- From: Koen Holtman <koen@win.tue.nl>
- Date: Fri, 13 Feb 1998 17:23:31 +0100 (MET)
- To: Jim Gettys <jg@pa.dec.com>
- Cc: http-wg@cuckoo.hpl.hp.com
Jim Gettys: > >I've pulled Paul's proposal from Rev-02 for RE-AUTHENTICATION-REQUESTED >per the discussion in Washington and the mailing list. The lack >of this facility does need discussion in the Security Considerations >section, however. So I had an editorial task to generate such a section. > >Here's my crack at drafting such a section. Comments welcome (for a short >while, anyway...). > - Jim > >15.6 15.6 Authentication Credentials and Idle Clients > >Existing HTTP clients typically retain authentication information >indefinately. HTTP/1.1 lacks a facility to force reauthentication of clients, >which may have been idle for extended periods, by an origin server or >a proxy.

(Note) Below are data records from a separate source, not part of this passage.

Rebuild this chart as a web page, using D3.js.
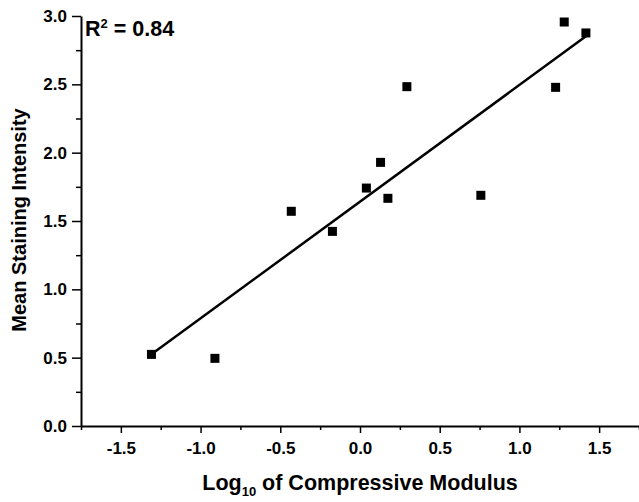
<!DOCTYPE html>
<html>
<head>
<meta charset="utf-8">
<script src="https://cdn.jsdelivr.net/npm/d3@7"></script>
<style>
  html, body { margin: 0; padding: 0; background: #fff; }
  svg { display: block; }
  text { font-family: Arial, "Liberation Sans", Helvetica, sans-serif; font-weight: bold; fill: #000; }
</style>
</head>
<body>
<svg id="chart" width="639" height="502"></svg>
<script>
// ---- data ----
const logModulus = [-1.308, -0.910, -0.431, -0.173, 0.040, 0.129, 0.175, 0.294, 0.758, 1.227, 1.281, 1.417];
const stainIntensity = [0.524, 0.495, 1.571, 1.424, 1.741, 1.929, 1.666, 2.483, 1.688, 2.478, 2.956, 2.876];
const xMajorTicks = [-1.5, -1.0, -0.5, 0.0, 0.5, 1.0, 1.5];
const xMinorTicks = [-1.75, -1.25, -0.75, -0.25, 0.25, 0.75, 1.25, 1.75];
const yMajorTicks = [0.0, 0.5, 1.0, 1.5, 2.0, 2.5, 3.0];
const yMinorTicks = [0.25, 0.75, 1.25, 1.75, 2.25, 2.75];
const r2Label = "0.84";

const svg = d3.select("#chart");
const x = d3.scaleLinear().domain([-1.75, 1.75]).range([81, 639]);
const y = d3.scaleLinear().domain([0, 3]).range([426, 16]);

// minor ticks
svg.append("g").attr("transform", `translate(0,${y(0)})`)
  .call(d3.axisBottom(x).tickValues(xMinorTicks).tickSize(4).tickSizeOuter(0).tickFormat(""))
  .call(g => g.select(".domain").remove())
  .call(g => g.selectAll("line").attr("stroke-width", 1.5));
svg.append("g").attr("transform", `translate(${x(-1.75)},0)`)
  .call(d3.axisLeft(y).tickValues(yMinorTicks).tickSize(5).tickSizeOuter(0).tickFormat(""))
  .call(g => g.select(".domain").remove())
  .call(g => g.selectAll("line").attr("stroke-width", 1.5));

// major x axis
const gx = svg.append("g").attr("transform", `translate(0,${y(0)})`)
  .call(d3.axisBottom(x).tickValues(xMajorTicks).tickSize(7).tickSizeOuter(0).tickPadding(9)
    .tickFormat(d3.format(".1f")));
gx.select(".domain").attr("stroke-width", 2);
gx.selectAll(".tick line").attr("stroke-width", 1.5);
gx.selectAll(".tick text").style("font-size", "17px").attr("fill", "#000")
  .style("font-family", "Arial, 'Liberation Sans', sans-serif").style("font-weight", "bold")
  .text(d => d3.format(".1f")(d).replace("−", "-"));

// major y axis
const gy = svg.append("g").attr("transform", `translate(${x(-1.75)},0)`)
  .call(d3.axisLeft(y).tickValues(yMajorTicks).tickSize(9).tickSizeOuter(0).tickPadding(5)
    .tickFormat(d3.format(".1f")));
gy.select(".domain").attr("stroke-width", 2);
gy.selectAll(".tick line").attr("stroke-width", 1.5);
gy.selectAll(".tick text").style("font-size", "17px").attr("fill", "#000")
  .style("font-family", "Arial, 'Liberation Sans', sans-serif").style("font-weight", "bold");

// linear regression from the data
const n = logModulus.length;
const mx = d3.mean(logModulus), my = d3.mean(stainIntensity);
let sxy = 0, sxx = 0;
for (let i = 0; i < n; i++) {
  sxy += (logModulus[i] - mx) * (stainIntensity[i] - my);
  sxx += (logModulus[i] - mx) ** 2;
}
const slope = sxy / sxx, intercept = my - slope * mx;
const xExt = d3.extent(logModulus);
const fitPts = xExt.map(v => [v, intercept + slope * v]);
svg.append("path")
  .attr("d", d3.line().x(d => x(d[0])).y(d => y(d[1]))(fitPts))
  .attr("stroke", "#000").attr("stroke-width", 2.5).attr("fill", "none");

// points
const s = 9;
svg.append("g").selectAll("rect").data(d3.range(n)).join("rect")
  .attr("x", i => x(logModulus[i]) - s / 2)
  .attr("y", i => y(stainIntensity[i]) - s / 2)
  .attr("width", s).attr("height", s).attr("fill", "#000");

// R^2 label
const r2 = svg.append("text").attr("x", 85).attr("y", 36).style("font-size", "21.5px");
r2.append("tspan").text("R");
r2.append("tspan").attr("dy", -8).style("font-size", "13px").text("2");
r2.append("tspan").attr("dy", 8).text(" = " + r2Label);

// axis titles
const xt = svg.append("text").attr("x", 360).attr("y", 490).attr("text-anchor", "middle").style("font-size", "21.5px");
xt.append("tspan").text("Log");
xt.append("tspan").attr("dy", 6).style("font-size", "13px").text("10");
xt.append("tspan").attr("dy", -6).text(" of Compressive Modulus");

svg.append("text")
  .attr("transform", "translate(26,220) rotate(-90)")
  .attr("text-anchor", "middle").style("font-size", "20px")
  .text("Mean Staining Intensity");
</script>
</body>
</html>
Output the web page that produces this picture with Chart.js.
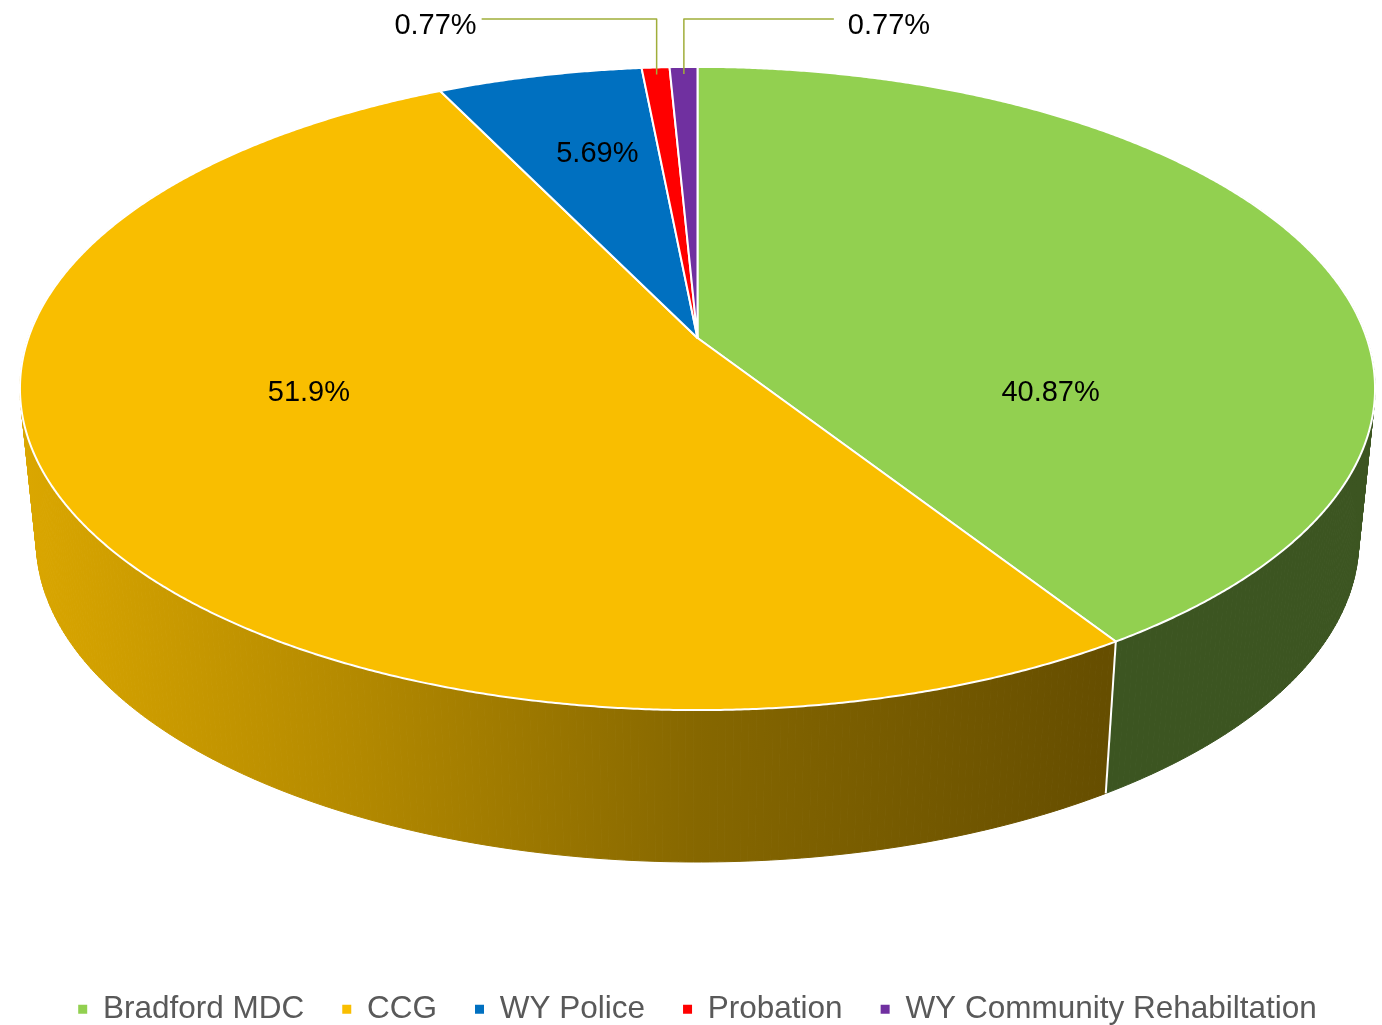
<!DOCTYPE html>
<html>
<head>
<meta charset="utf-8">
<title>Funding split</title>
<script src="https://cdn.jsdelivr.net/npm/chart.js@4.4.1/dist/chart.umd.min.js"></script>
<style>
  html, body { margin: 0; padding: 0; background: #ffffff; }
  canvas { display: block; }
</style>
</head>
<body>
<canvas id="fundingChart" width="1382" height="1025"></canvas>
<script>
// Dati del grafico
const partners = ['Bradford MDC', 'CCG', 'WY Police', 'Probation', 'WY Community Rehabiltation'];
const shares = [40.87, 51.9, 5.69, 0.77, 0.77];
const sliceColors = ['#92D050', '#F9BE00', '#0070C0', '#FF0000', '#7030A0'];

// Etichette: spostamento in px per quelle interne, lato del richiamo per le fette sottili
const labelNudge = [[-22, 104], [-22, -45], [0, -20], [0, 0], [0, 0]];
const calloutSide = [0, 0, 0, -1, 1];

const FONT = '"Liberation Sans", Arial, sans-serif';

// Vista 3D in prospettiva (rapporti rispetto al raggio orizzontale)
const view = { e: -0.157, spanX: 1.0125, centerY: 0.405, squash: 0.4688, depth: 0.227, taper: 0.024 };
const wallShade = [[0, 0.88], [0.25, 0.72], [0.5, 0.54], [0.8, 0.41], [1, 0.41]];

function shade(hex, f) {
    const n = parseInt(hex.slice(1), 16);
    const r = Math.round(((n >> 16) & 255) * f);
    const g = Math.round(((n >> 8) & 255) * f);
    const b = Math.round((n & 255) * f);
    return `rgb(${r},${g},${b})`;
}

function makeProjector(chart) {
    const area = chart.chartArea;
    const first = chart.getDatasetMeta(0).data[0];
    const a = area.width / 2 / view.spanX;
    const cx = first.x;
    const cy = area.top + view.centerY * a;
    return function(angle, r, d) {
        const u = Math.cos(angle) * r;
        const v = Math.sin(angle) * r;
        const w = 1 + view.e * v;
        const k = 1 - view.taper * d;
        return {
            x: cx + a * u / w * k,
            y: cy + view.squash * a * v / w + view.depth * a * d
        };
    };
}

const pie3d = {
    id: 'pie3d',
    beforeDatasetsDraw(chart) {
        const ctx = chart.ctx;
        const area = chart.chartArea;
        const arcs = chart.getDatasetMeta(0).data;
        const P = makeProjector(chart);

        ctx.save();

        // Pareti laterali: strisce sottili, dal fondo verso chi guarda
        const strips = [];
        arcs.forEach((arc, i) => {
            const span = arc.endAngle - arc.startAngle;
            const n = Math.max(2, Math.ceil(span / 0.01));
            for (let k = 0; k < n; k++) {
                const t0 = arc.startAngle + span * k / n;
                const t1 = arc.startAngle + span * (k + 1) / n;
                const s = Math.sin((t0 + t1) / 2);
                if (s > -0.5) strips.push({ i, t0, t1, s });
            }
        });
        strips.sort((p, q) => p.s - q.s);

        const fills = arcs.map(arc => {
            const g = ctx.createLinearGradient(area.left, 0, area.right, 0);
            wallShade.forEach(([pos, f]) => g.addColorStop(pos, shade(arc.options.backgroundColor, f)));
            return g;
        });

        ctx.lineWidth = 1;
        ctx.lineJoin = 'round';
        strips.forEach(st => {
            const a0 = P(st.t0, 1, 0), a1 = P(st.t1, 1, 0);
            const b1 = P(st.t1, 1, 1), b0 = P(st.t0, 1, 1);
            ctx.beginPath();
            ctx.moveTo(a0.x, a0.y);
            ctx.lineTo(a1.x, a1.y);
            ctx.lineTo(b1.x, b1.y);
            ctx.lineTo(b0.x, b0.y);
            ctx.closePath();
            ctx.fillStyle = fills[st.i];
            ctx.strokeStyle = fills[st.i];
            ctx.fill();
            ctx.stroke();
        });

        // Linee bianche tra le pareti visibili
        ctx.strokeStyle = '#ffffff';
        ctx.lineWidth = 2;
        arcs.forEach(arc => {
            if (Math.sin(arc.startAngle) > 0.2) {
                const top = P(arc.startAngle, 1, 0), bottom = P(arc.startAngle, 1, 1);
                ctx.beginPath();
                ctx.moveTo(top.x, top.y);
                ctx.lineTo(bottom.x, bottom.y);
                ctx.stroke();
            }
        });

        // Faccia superiore
        const c = P(0, 0, 0);
        arcs.forEach(arc => {
            const span = arc.endAngle - arc.startAngle;
            const n = Math.max(2, Math.ceil(span / 0.005));
            ctx.beginPath();
            ctx.moveTo(c.x, c.y);
            for (let k = 0; k <= n; k++) {
                const p = P(arc.startAngle + span * k / n, 1, 0);
                ctx.lineTo(p.x, p.y);
            }
            ctx.closePath();
            ctx.fillStyle = arc.options.backgroundColor;
            ctx.fill();
            ctx.strokeStyle = '#ffffff';
            ctx.lineWidth = 2;
            ctx.stroke();
        });

        // Etichette percentuali
        ctx.font = '29px ' + FONT;
        ctx.fillStyle = '#000000';
        ctx.textBaseline = 'alphabetic';
        arcs.forEach((arc, i) => {
            const mid = (arc.startAngle + arc.endAngle) / 2;
            const text = shares[i] + '%';
            const side = calloutSide[i];
            if (!side) {
                const p = P(mid, 0.6, 0);
                ctx.textAlign = 'center';
                ctx.fillText(text, p.x + labelNudge[i][0], p.y + labelNudge[i][1] + 10.5);
                return;
            }
            const p = P(mid, 0.97, 0);
            const yLine = area.top - 48;
            const xEnd = p.x + side * (side < 0 ? 175 : 150);
            ctx.strokeStyle = '#A0AE3A';
            ctx.lineWidth = 1.5;
            ctx.beginPath();
            ctx.moveTo(p.x, p.y);
            ctx.lineTo(p.x, yLine);
            ctx.lineTo(xEnd, yLine);
            ctx.stroke();
            ctx.textAlign = side < 0 ? 'right' : 'left';
            ctx.fillText(text, xEnd + (side < 0 ? -5 : 14), yLine + 15);
        });

        ctx.restore();
        return false;
    }
};

new Chart(document.getElementById('fundingChart'), {
    type: 'pie',
    data: {
        labels: partners,
        datasets: [{
            data: shares,
            backgroundColor: sliceColors,
            borderWidth: 0
        }]
    },
    options: {
        responsive: false,
        animation: false,
        devicePixelRatio: 1,
        layout: { padding: { left: 20, right: 7, top: 67, bottom: -10 } },
        plugins: {
            legend: {
                position: 'bottom',
                labels: {
                    usePointStyle: true,
                    pointStyle: 'rect',
                    boxWidth: 9,
                    boxHeight: 9,
                    padding: 38,
                    color: '#595959',
                    font: { size: 31.5, family: FONT }
                }
            },
            tooltip: { enabled: false }
        }
    },
    plugins: [pie3d]
});
</script>
</body>
</html>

This is considered a significant defect that requires further >additions to HTTP, and is under separate study. There are a number of >work-arounds to parts of this problem, and we encourage the use of password >protected screen savers on idle clients to mitigate some of the resulting >security problems. Hmm, I think you are using `clients' to mean `user agents' here. A suggested rewrite: 15.6 Authentication Credentials and Idle Users Existing HTTP user agents typically retain user-supplied authentication information indefinately. HTTP/1.1 lacks a facility to force reauthentication of users, which may have been idle for extended periods, by an origin server or a proxy. This is considered a significant defect that requires further additions to HTTP, and is under separate study. There are a number of work-arounds to parts of this problem, including terminating the user agent in order to clear all accumulated authentication credentials. We encourage the use of password protected screen savers on systems which run such user agents to mitigate some of the resulting security problems. This still does not spell out the actual problem scenario involved, which is that a user walks away after which a malicious other user takes control of his user agent, so I guess it can be improved still further. Koen.